Consumption as Creation: A Tactical Probe into Cognitive Capitalism through Art Practice-based Research Methods
Student thesis: Doctoral Thesis
Related Research Unit(s)
The thesis uses a self-centered art practice based on consumption as a research method. How can an idiosyncratic set of consumer decisions, captured in the form of personal expenditure records, be used as a means towards a meaning producing process instead of being, as it often is, an object of behavioral research? Furthermore, I ask how the shift towards cognitive capitalism influences the effectivity of artmaking as a critical practice and my self-understanding as a three-in-one of the artist, the researcher and the consumer. The three probes into cognitive capitalism based on tactics (Certeau, 1984) of everyday consumption presented in the thesis provide evidence of how meaning can be produced by employing the ego instead of dwelling on it.
The understanding of attention-directing and knowledge-producing cognitive faculties as a form of intangible capital has strongly shaped our lived experience of the last decades (Davenport & Beck, 2001). The trends went hand in hand with info-technological development (Zwick & Denegri Knott, 2009), leading to a decoupling of consumption from the materiality and use-value of the products consumed (Baudrillard, 1996). Yet despite these developments, semioticised and financialized consumption is driven by our needs and desires (Deleuze & Guattari, 1983) anchored in the meatware (Clark, 2001) of our brain caught up in a feedback loop between the Symbolic (Lacan, 2006) and the neural (Neidich, 2009), manifested through individual coping tactics of everyday practice.
Production (creation) cannot be understood as a simple opposite to consumption, as if a product of a creative process would disappear or be destroyed when consumed. Consumption does not only mean a disappearance of something, but also an appearance, a creation through destruction. Jean Baudrillard uses a broad definition of consumption as “an activity consisting of the systematic manipulation of signs” (Baudrillard, 1996, p. 200), stressing the fact that it is most of all an act in the realm of meaning creation (semiotics) rather than a purely material practice. The split between cultural production and consumption has long been problematized (Bishop, 2006), with an increasing stress on a shared authorship where audience and artists meet on equal terms, a tendency further accelerated by the ubiquity of the digital blurring the boundaries between amateurs and professionals, replacing the dichotomy with a circulation of signs.

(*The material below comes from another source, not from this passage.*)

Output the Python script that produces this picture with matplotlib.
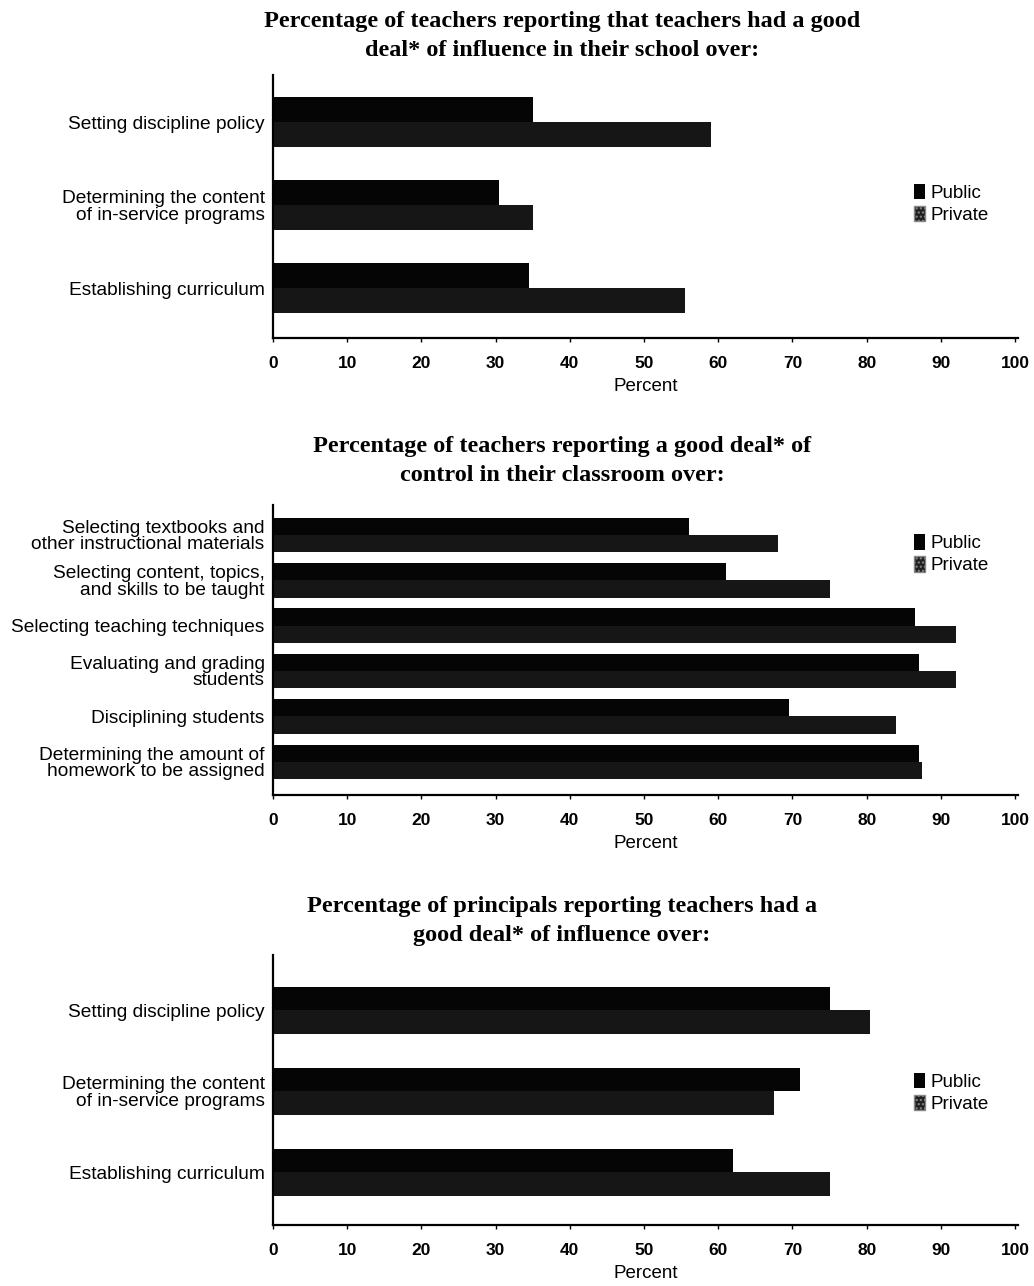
import matplotlib
matplotlib.use("Agg")
import matplotlib.pyplot as plt
import numpy as np
from matplotlib.patches import Patch

# ---- data ----
p1_categories = ["Setting discipline policy",
                 "Determining the content\nof in-service programs",
                 "Establishing curriculum"]
p1_public = [35, 30.5, 34.5]
p1_private = [59, 35, 55.5]

p2_categories = ["Selecting textbooks and\nother instructional materials",
                 "Selecting content, topics,\nand skills to be taught",
                 "Selecting teaching techniques",
                 "Evaluating and grading\nstudents",
                 "Disciplining students",
                 "Determining the amount of\nhomework to be assigned"]
p2_public = [56, 61, 86.5, 87, 69.5, 87]
p2_private = [68, 75, 92, 92, 84, 87.5]

p3_categories = ["Setting discipline policy",
                 "Determining the content\nof in-service programs",
                 "Establishing curriculum"]
p3_public = [75, 71, 62]
p3_private = [80.5, 67.5, 75]

titles = ["Percentage of teachers reporting that teachers had a good\ndeal* of influence in their school over:",
          "Percentage of teachers reporting a good deal* of\ncontrol in their classroom over:",
          "Percentage of principals reporting teachers had a\ngood deal* of influence over:"]
xticks = [0, 10, 20, 30, 40, 50, 60, 70, 80, 90, 100]
series_names = ["Public", "Private"]

W, H = 1034, 1286
fig = plt.figure(figsize=(W / 100, H / 100), dpi=100)

sans = ["Liberation Sans", "DejaVu Sans"]
serif = ["Liberation Serif", "DejaVu Serif"]

panels = [
    (p1_categories, p1_public, p1_private, 75, 338, 0.57, 0.60, 0.30, 0.51, titles[0], 36),
    (p2_categories, p2_public, p2_private, 505, 795, 0.66, 0.73, 0.38, 0.83, titles[1], 461),
    (p3_categories, p3_public, p3_private, 955, 1225, 0.68, 0.65, 0.29, 0.49, titles[2], 921),
]

left, right = 273, 1018
for cats, pub, priv, top, bot, tpad, bpad, bh, legy, title, ty in panels:
    ax = fig.add_axes([left / W, 1 - bot / H, (right - left) / W, (bot - top) / H])
    y = np.arange(len(cats))
    ax.barh(y - bh / 2, pub, height=bh, color="#050505", label=series_names[0])
    ax.barh(y + bh / 2, priv, height=bh, color="#161616", label=series_names[1])
    ax.set_ylim(len(cats) - 1 + bpad, -tpad)
    ax.set_xlim(0, 100.4)
    ax.set_yticks(y)
    ax.set_yticklabels(cats, fontsize=13.8, family=sans, linespacing=0.95)
    ax.tick_params(axis="y", length=0, pad=6)
    ax.set_xticks(xticks)
    ax.set_xticklabels([str(t) for t in xticks], fontsize=12.5, family=sans, fontweight="bold")
    ax.tick_params(axis="x", length=3, width=1, pad=10, direction="out")
    ax.set_xlabel("Percent", fontsize=13.5, family=sans, labelpad=5)
    for s in ["top", "right"]:
        ax.spines[s].set_visible(False)
    ax.spines["left"].set_linewidth(1.6)
    ax.spines["bottom"].set_linewidth(1.6)
    handles = [Patch(facecolor="#050505"), Patch(facecolor="#202020", edgecolor="#888888", hatch="....")]
    ax.legend(handles, series_names, loc="center left", bbox_to_anchor=(0.85, legy),
              frameon=False, prop={"family": sans, "size": 13.5},
              handlelength=0.6, handleheight=0.9, handletextpad=0.3, labelspacing=0.2,
              borderaxespad=0)
    fig.text(562 / W, 1 - ty / H, title, ha="center", va="center", fontsize=17.5,
             family=serif, fontweight="bold", linespacing=1.45)

fig.savefig("out.png", dpi=100)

The thesis delineates an art practice-based method for investigating the effects of the shift towards cognitive capitalism, using a self-centered approach anchored in everyday practice that takes into account the hyper-reactivity inherent in information-based technologies as well as the material matter of our daily lives by using consumption as an element that unites both transactional and experiential dimensions. The method starts by recording my daily consumer decisions and employing them without personal bias (Latham) in a decision recycling process applied onto another data structure. Like a speech act that is not reducible to language, consumption is not reducible to economy. Consumption serves to approach the pharmacological (Stiegler, 2013) nature of cognitive capitalism, as expressed in the writings of Negri & Hardt (2009), Srnicek & Williams (2015) and Noys (2014). Consumption is a hinge that allows for hyper-reflexivity while staying true to an art practice-based approach where experience is transformed into expression. With this approach, art makes a step closer towards life, while at the same time keeping its reflexive and critical role that sets it apart as a specific aesthetic discipline separate from life itself (Rancière, 2006). By linking the facts that everyone is a consumer and that consumption is creation, the approach exemplifies the significance of everyone’s potential to act as an autonomous creative individual, while questioning the very autonomy in an attention / cognition-based economy.
This research shows that the application of an idiosyncratic and subjective art practice-based research method can generate meaningful (Arendt, 1978) results beyond the self. Each of the three research-based artworks in the thesis provides an example of how the narcissistic realm of the Imaginary (Lacan, 2006) can be utilized to deflect the transcendental Symbolic (the simulacrum) and glimpse the Real in a feedback feedback loop between mind and neural matter, extending short-circuited (Stiegler, 2013) signifying chains. A re-imagination of consumption as a pharmacological practice shows that a critique can be carried out by acknowledging dependence and investment as the very nature of cognitive and meaning making processes.